Thursday, November 26, 2009

Current State of Tarasoff Decision

Here is a database of state rules on the duty to warn.

This decision mandated the reporting of a person-specific threat by a mental patient to the target. It was more lawyer intimidation and take over of clinical care. I doubt a single life has been saved by this decision. The alternative is to rely on clinical judgment. There are 2000 people murdered by paranoid schizophrenics each year. The doctor should have the discretion to call the target, the police, the family of the patient, or to file commitment papers to maintain safety. All these remedies that could prevent harm have been closed off by the lawyer on the bench. The Tarasoff was irrational, then and now. It did generate multiple lawsuits and the plunder of clinical care, and that was its sole real purpose. From Daniel W. Shuman, JD. This article contains statutory reporting requirements by state.

"The case in brief

The plaintiffs in the lawsuit (Tarasoff v Regents of the University of California, 551 P2d 334 [Cal 1976]), the victim’s parents, alleged that a patient (Poddar) communicated his intention to kill their daughter to his therapist, but that the therapist neither warned her nor took other appropriate actions and sought damages for the resulting harm. The de-fendants moved to dismiss.

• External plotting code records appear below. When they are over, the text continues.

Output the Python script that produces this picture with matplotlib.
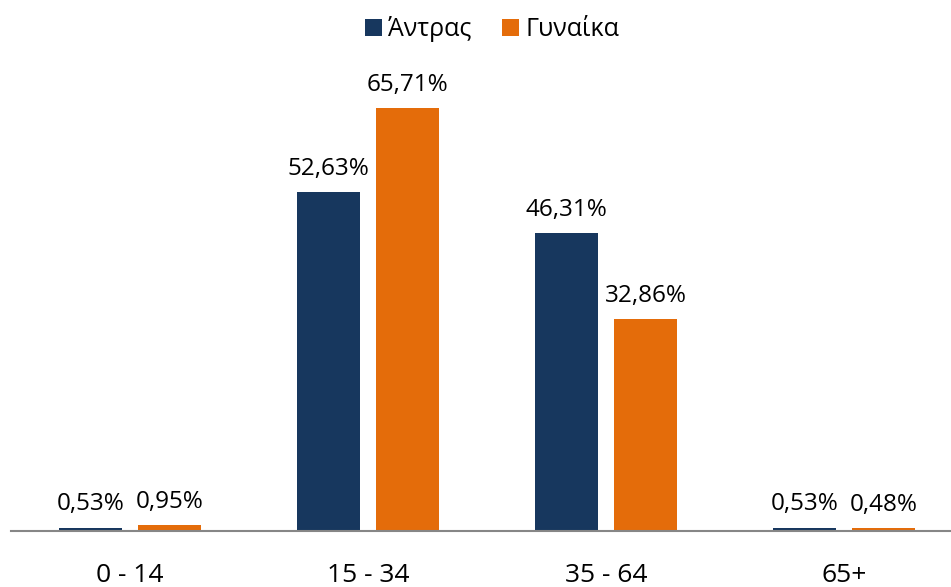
import matplotlib

matplotlib.use("Agg")
from matplotlib import pyplot as plt
import numpy as np

# chart data
age_groups = ["0 - 14", "15 - 34", "35 - 64", "65+"]
men = [0.53, 52.63, 46.31, 0.53]
women = [0.95, 65.71, 32.86, 0.48]
series_names = ["Άντρας", "Γυναίκα"]

NAVY = "#17375E"
ORANGE = "#E46C0A"

plt.rcParams["font.family"] = ["Open Sans", "DejaVu Sans"]

fig = plt.figure(figsize=(9.51, 5.87), dpi=100)
ax = fig.add_axes([11 / 951, 56 / 587, 952 / 951, 451 / 587])

x = np.arange(len(age_groups))
width = 0.265
offset = 0.166

b1 = ax.bar(x - offset, men, width, color=NAVY, label=series_names[0])
b2 = ax.bar(x + offset, women, width, color=ORANGE, label=series_names[1])

for bars, vals in ((b1, men), (b2, women)):
    for rect, v in zip(bars, vals):
        ax.annotate("{:.2f}%".format(v).replace(".", ","),
                    (rect.get_x() + rect.get_width() / 2, rect.get_height()),
                    xytext=(0, 8), textcoords="offset points",
                    ha="center", va="bottom", fontsize=17.5, color="#000000")

ax.set_xlim(-0.5, 3.5)
ax.set_ylim(0, 70)
ax.set_xticks(x)
ax.set_xticklabels(age_groups, fontsize=19)
ax.tick_params(axis="x", length=0, pad=23)
ax.set_yticks([])
for side in ("top", "right", "left"):
    ax.spines[side].set_visible(False)
ax.spines["bottom"].set_color("#868686")
ax.spines["bottom"].set_linewidth(1.5)

fig.legend(loc="center", bbox_to_anchor=(492 / 951, 1 - 29 / 587), ncol=2,
           frameon=False, fontsize=18, handlelength=0.7, handleheight=0.7,
           handletextpad=0.25, columnspacing=1.2)

plt.savefig("out.png", dpi=100)
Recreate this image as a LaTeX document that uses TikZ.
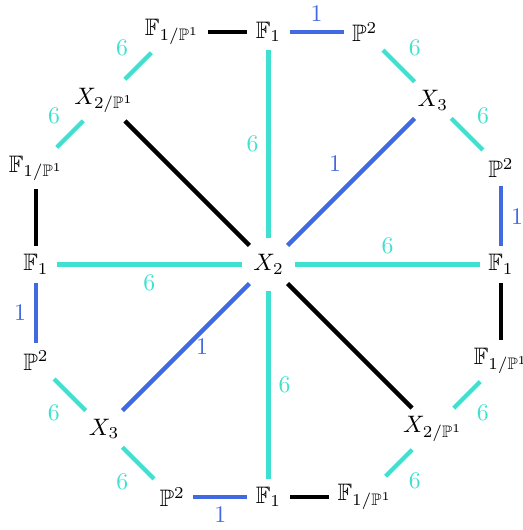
\documentclass[tikz,border=0pt]{standalone}
\usepackage{amssymb}
\definecolor{tq}{RGB}{64,224,208}
\definecolor{rb}{RGB}{65,105,225}
\begin{document}
\begin{tikzpicture}[x=0.42pt,y=0.42pt,
  tqe/.style={tq, line width=1.8pt},
  rbe/.style={rb, line width=1.8pt},
  bke/.style={black, line width=1.8pt},
  hub/.style={circle, inner sep=2.5pt}]
\useasboundingbox (-268.5,-265.5) rectangle (254.5,264.5);
\def\s{96.3} \def\R{232.5} \def\d{164.4}
\node[hub] (X2) at (0,0) {$X_2$};
\node (F1t) at (0,\R) {$\mathbb{F}_1$};
\node (P2t) at (\s,\R) {$\mathbb{P}^2$};
\node (Ft) at (-\s,\R) {$\mathbb{F}_{1/\mathbb{P}^1}$};
\node (X3a) at (\d,\d) {$X_3$};
\node (X2a) at (-\d,\d) {$X_{2/\mathbb{P}^1}$};
\node (P2r) at (\R,\s) {$\mathbb{P}^2$};
\node (F1r) at (\R,0) {$\mathbb{F}_1$};
\node (Fr) at (\R,-\s) {$\mathbb{F}_{1/\mathbb{P}^1}$};
\node (X2b) at (\d,-\d) {$X_{2/\mathbb{P}^1}$};
\node (Fb) at (\s,-\R) {$\mathbb{F}_{1/\mathbb{P}^1}$};
\node (F1b) at (0,-\R) {$\mathbb{F}_1$};
\node (P2b) at (-\s,-\R) {$\mathbb{P}^2$};
\node (X3b) at (-\d,-\d) {$X_3$};
\node (P2l) at (-\R,-\s) {$\mathbb{P}^2$};
\node (F1l) at (-\R,0) {$\mathbb{F}_1$};
\node (Fl) at (-\R,\s) {$\mathbb{F}_{1/\mathbb{P}^1}$};
% perimeter
\draw[bke] (Ft) -- (F1t);
\draw[rbe] (F1t) -- (P2t) node[midway,above] {1};
\draw[tqe] (P2t) -- (X3a) node[midway,above right] {6};
\draw[tqe] (X3a) -- (P2r) node[midway,above right] {6};
\draw[rbe] (P2r) -- (F1r) node[midway,right] {1};
\draw[bke] (F1r) -- (Fr);
\draw[tqe] (Fr) -- (X2b) node[midway,below right] {6};
\draw[tqe] (X2b) -- (Fb) node[midway,below right] {6};
\draw[bke] (Fb) -- (F1b);
\draw[rbe] (F1b) -- (P2b) node[midway,below] {1};
\draw[tqe] (P2b) -- (X3b) node[midway,below left] {6};
\draw[tqe] (X3b) -- (P2l) node[midway,below left] {6};
\draw[rbe] (P2l) -- (F1l) node[midway,left] {1};
\draw[bke] (F1l) -- (Fl);
\draw[tqe] (Fl) -- (X2a) node[midway,above left] {6};
\draw[tqe] (X2a) -- (Ft) node[midway,above left] {6};
% spokes
\draw[tqe] (X2) -- (F1t) node[midway,left] {6};
\draw[rbe] (X2) -- (X3a) node[midway,above left] {1};
\draw[tqe] (X2) -- (F1r) node[midway,above] {6};
\draw[bke] (X2) -- (X2b);
\draw[tqe] (X2) -- (F1b) node[midway,right] {6};
\draw[rbe] (X2) -- (X3b) node[midway,right] {1};
\draw[tqe] (X2) -- (F1l) node[midway,below] {6};
\draw[bke] (X2) -- (X2a);
\end{tikzpicture}
\end{document}
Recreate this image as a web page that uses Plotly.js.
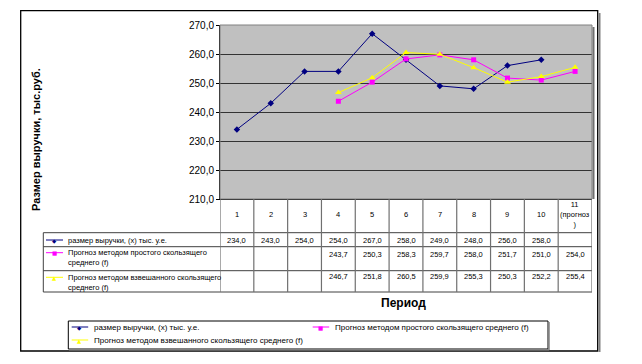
<!DOCTYPE html>
<html><head><meta charset="utf-8">
<script src="https://cdn.plot.ly/plotly-3.0.1.min.js"></script>
<style>html,body{margin:0;padding:0;background:#fff}#chart{width:642px;height:364px}</style>
</head><body><div id="chart"></div>
<script>
const periods = [1,2,3,4,5,6,7,8,9,10,11];
const periodLabels = ['1','2','3','4','5','6','7','8','9','10','11<br>(прогноз<br>)'];
const revenue = [234.0,243.0,254.0,254.0,267.0,258.0,249.0,248.0,256.0,258.0,null];
const simpleMA = [null,null,null,243.7,250.3,258.3,259.7,258.0,251.7,251.0,254.0];
const weightedMA = [null,null,null,246.7,251.8,260.5,259.9,255.3,250.3,252.2,255.4];
const seriesNames = ['размер выручки, (х) тыс. у.е.',
  'Прогноз методом простого скользящего среднего (f)',
  'Прогноз методом взвешанного скользящего среднего (f)'];
const tableRowLabels = ['размер выручки, (х) тыс. у.е.',
  'Прогноз методом простого скользящего<br>среднего (f)',
  'Прогноз методом взвешанного скользящего<br>среднего (f)'];
const yTitle = 'Размер выручки, тыс.руб.';
const xTitle = 'Период';

const W = 642, H = 364;
const px = x => x / W, py = y => 1 - y / H;
const FONT = 'Liberation Sans, Arial, sans-serif';
const colors = ['#000080', '#FF00FF', '#FFFF00'];
const symbols = ['diamond', 'square', 'triangle-up'];
const glyphs = ['◆', '■', '▲'];
const sizes = [5, 5, 6];
const allSeries = [revenue, simpleMA, weightedMA];

const plotL = 220, plotR = 592, plotT = 25, plotB = 199;

const traces = allSeries.map((s, i) => ({
  type: 'scatter', mode: 'lines+markers', x: periods, y: s, name: seriesNames[i],
  line: {color: colors[i], width: 1}, connectgaps: false,
  marker: {symbol: symbols[i], size: sizes[i], color: colors[i], line: {width: 0}},
  hoverinfo: 'skip', showlegend: false
}));

const shapes = [];
const annotations = [];

// outer frame
shapes.push({type:'rect', xref:'paper', yref:'paper', x0:px(20.7), x1:px(597.7), y0:py(351), y1:py(10.7), line:{color:'#000', width:1.3}});
shapes.push({type:'line', xref:'paper', yref:'paper', x0:px(599.5), x1:px(599.5), y0:py(13), y1:py(352), line:{color:'#808080', width:2}});
// plot area border and shadow
shapes.push({type:'rect', xref:'paper', yref:'paper', x0:px(plotL), x1:px(plotR), y0:py(plotB), y1:py(plotT), line:{color:'#808080', width:1}});
shapes.push({type:'line', xref:'paper', yref:'paper', x0:px(plotR+1.5), x1:px(plotR+1.5), y0:py(plotT+2), y1:py(plotB), line:{color:'#707070', width:2}});

// table geometry
const rowTops = [232.7, 246.7, 270.7, 292];
const tableLeft = 43.3, tableBottom = 292;
rowTops.forEach(y => shapes.push({type:'line', xref:'paper', yref:'paper', x0:px(tableLeft), x1:px(plotR), y0:py(y), y1:py(y), line:{color:'#404040', width:1}}));
shapes.push({type:'line', xref:'paper', yref:'paper', x0:px(tableLeft), x1:px(tableLeft), y0:py(rowTops[0]), y1:py(tableBottom), line:{color:'#404040', width:1}});
for (let i = 0; i <= periods.length; i++) {
  shapes.push({type:'line', xref:'x', yref:'paper', x0:periods[0]-0.5+i, x1:periods[0]-0.5+i, y0:py(plotB), y1:py(tableBottom), line:{color:'#707070', width:1.2}});
}

// header labels
periodLabels.forEach((t, i) => annotations.push({xref:'x', yref:'paper', x:periods[i], y:py(214), text:t, showarrow:false,
  xanchor:'center', yanchor:'middle', align:'center', font:{family:FONT, size:7.5, color:'#000'}}));

// table values
const rowValueY = [240, 254.7, 276];
const fmt = v => v.toFixed(1).replace('.', ',');
allSeries.forEach((s, r) => s.forEach((v, i) => {
  if (v === null) return;
  annotations.push({xref:'x', yref:'paper', x:periods[i], y:py(rowValueY[r]), text:fmt(v), showarrow:false,
    xanchor:'center', yanchor:'middle', font:{family:FONT, size:7.5, color:'#000'}});
}));

function addKey(r, x0, x1, y) {
  shapes.push({type:'line', xref:'paper', yref:'paper', x0:px(x0), x1:px(x1), y0:py(y), y1:py(y), line:{color:colors[r], width:1}});
  annotations.push({xref:'paper', yref:'paper', x:px((x0+x1)/2), y:py(y+0.5), text:glyphs[r], showarrow:false,
    xanchor:'center', yanchor:'middle', font:{family:'DejaVu Sans', size:5.5, color:colors[r]}});
}

// table row labels with keys
const rowLabelY = [240, 257.5, 282.3];
const keyY = [240, 252.7, 277.3];
tableRowLabels.forEach((t, r) => {
  annotations.push({xref:'paper', yref:'paper', x:px(65.7), y:py(rowLabelY[r]), text:t, showarrow:false,
    xanchor:'left', yanchor:'middle', align:'left', font:{family:FONT, size:7.5, color:'#000'}});
  addKey(r, 46, 63, keyY[r]);
});

// legend box (drawn)
shapes.push({type:'line', xref:'paper', yref:'paper', x0:px(549), x1:px(549), y0:py(322), y1:py(350), line:{color:'#808080', width:1.5}});
shapes.push({type:'line', xref:'paper', yref:'paper', x0:px(69), x1:px(549), y0:py(350), y1:py(350), line:{color:'#808080', width:1}});
shapes.push({type:'rect', xref:'paper', yref:'paper', x0:px(68.3), x1:px(548), y0:py(349), y1:py(321), line:{color:'#000', width:1}, fillcolor:'#fff', layer:'below'});
const legendPos = [[71.7, 327], [312.7, 327], [71.7, 340]];
seriesNames.forEach((n, r) => {
  const [lx, ly] = legendPos[r];
  addKey(r, lx, lx + 16.5, ly);
  annotations.push({xref:'paper', yref:'paper', x:px(lx + 20), y:py(ly), text:n, showarrow:false,
    xanchor:'left', yanchor:'middle', font:{family:FONT, size:8, color:'#000'}});
});

// titles
annotations.push({xref:'paper', yref:'paper', x:px(36), y:py(140), text:'<b>'+yTitle+'</b>', textangle:-90, showarrow:false,
  xanchor:'center', yanchor:'middle', font:{family:FONT, size:11, color:'#000'}});
annotations.push({xref:'paper', yref:'paper', x:px(403), y:py(303), text:'<b>'+xTitle+'</b>', showarrow:false,
  xanchor:'center', yanchor:'middle', font:{family:FONT, size:12, color:'#000'}});

const layout = {
  width: W, height: H,
  margin: {l:0, r:0, t:0, b:0, pad:0},
  paper_bgcolor: '#fff', plot_bgcolor: '#C0C0C0',
  separators: ', ',
  font: {family: FONT, color: '#000'},
  showlegend: false,
  xaxis: {domain:[px(plotL), px(plotR)], range:[0.5, 11.5], showticklabels:false, ticks:'',
    showgrid:false, zeroline:false, showline:true, linecolor:'#000', linewidth:1, fixedrange:true},
  yaxis: {domain:[py(plotB), py(plotT)], range:[210, 270], dtick:10, tick0:210, tickformat:'.1f',
    showgrid:true, gridcolor:'#333', gridwidth:1, zeroline:false, showline:true, linecolor:'#000', linewidth:1,
    ticks:'outside', ticklen:3, tickcolor:'#000', tickfont:{family:FONT, size:10, color:'#000'}, fixedrange:true},
  shapes: shapes,
  annotations: annotations
};

Plotly.newPlot('chart', traces, layout, {displayModeBar:false, staticPlot:true});
</script>
</body></html>
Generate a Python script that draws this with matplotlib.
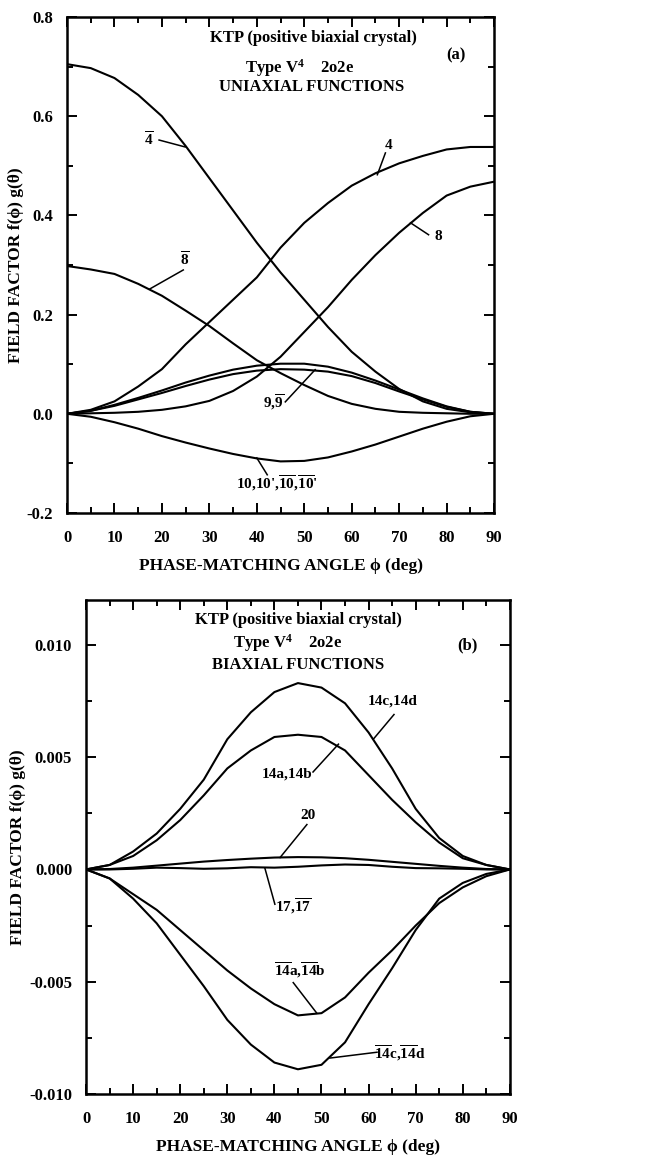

There are no new facts to add to the recitations found in hundreds of books and articles on Tarasoff, and nobody wants to hear them again. The trial transcript might have provided some new perspective, but there was no trial or evidentiary hearing. According to the Supreme Court of California, there had been a “Complaint” containing the claimants’ version of events. But instead of an “Answer,” which might have admitted or denied the factual allegations of the complaint, the defendants filed a “Motion to Dismiss,” which, according to convention, accepted the plaintiffs’ factual allegations for purposes of the motion only.

The court granted the motion to dismiss, and the plaintiffs took this appeal. No trial. No evidentiary hearings. And no evidence. The report of Poddar’s appeal of his second-degree murder conviction centers on his mental state and consequential culpability (People v Poddar, 103 Cal Rptr 84 [Cal Ct App 1972]). Although there are inherent limits in every case on accurately reconstructing the past, this case was resolved before an attempt to do so. The facts, therefore, that have been passed on from one article to the next may be right or may be urban legend. We do not know.

The legal ramifications

Why does it matter what the sources of the reported facts were anyway? Why should we care whether some came from a journalist, some from a paralegal who worked for the defendants, and some from the authors of the Tarasoff articles’ independent investigation?

First, we have an imperfect but known reliability filter called the “Rules of Evidence” to screen proof of facts in trial. We cannot endorse extra-judicial fact-finding without knowledge of the process and its reliability. Second, cognizant of the limitations of this fact-finding process, the judicial system is explicit about the standard of persuasion, which expresses the level of confidence required on an issue—probable cause, preponderance of the evidence, clear and convincing or beyond a reasonable doubt. Third, the legitimacy of the fact finder in our judicial system—jury or judge—is grounded in constitutional law and public scrutiny.

By what process were these “facts” determined? To what degree of certainty? By what authority? What are the implications for the scholarship perched on this precarious foundation? Before going any further, this is a conversation in which those authors who discovered or applied those facts should be included.

The opinion of the California high court recites the procedural history of the case.10 A civil claim for damages was brought in a California court in Alameda County, against a California university health center psychologist, among others. It alleged that in 1969, a student-patient of the psychologist murdered another student. In response, the defendants filed a motion to dismiss."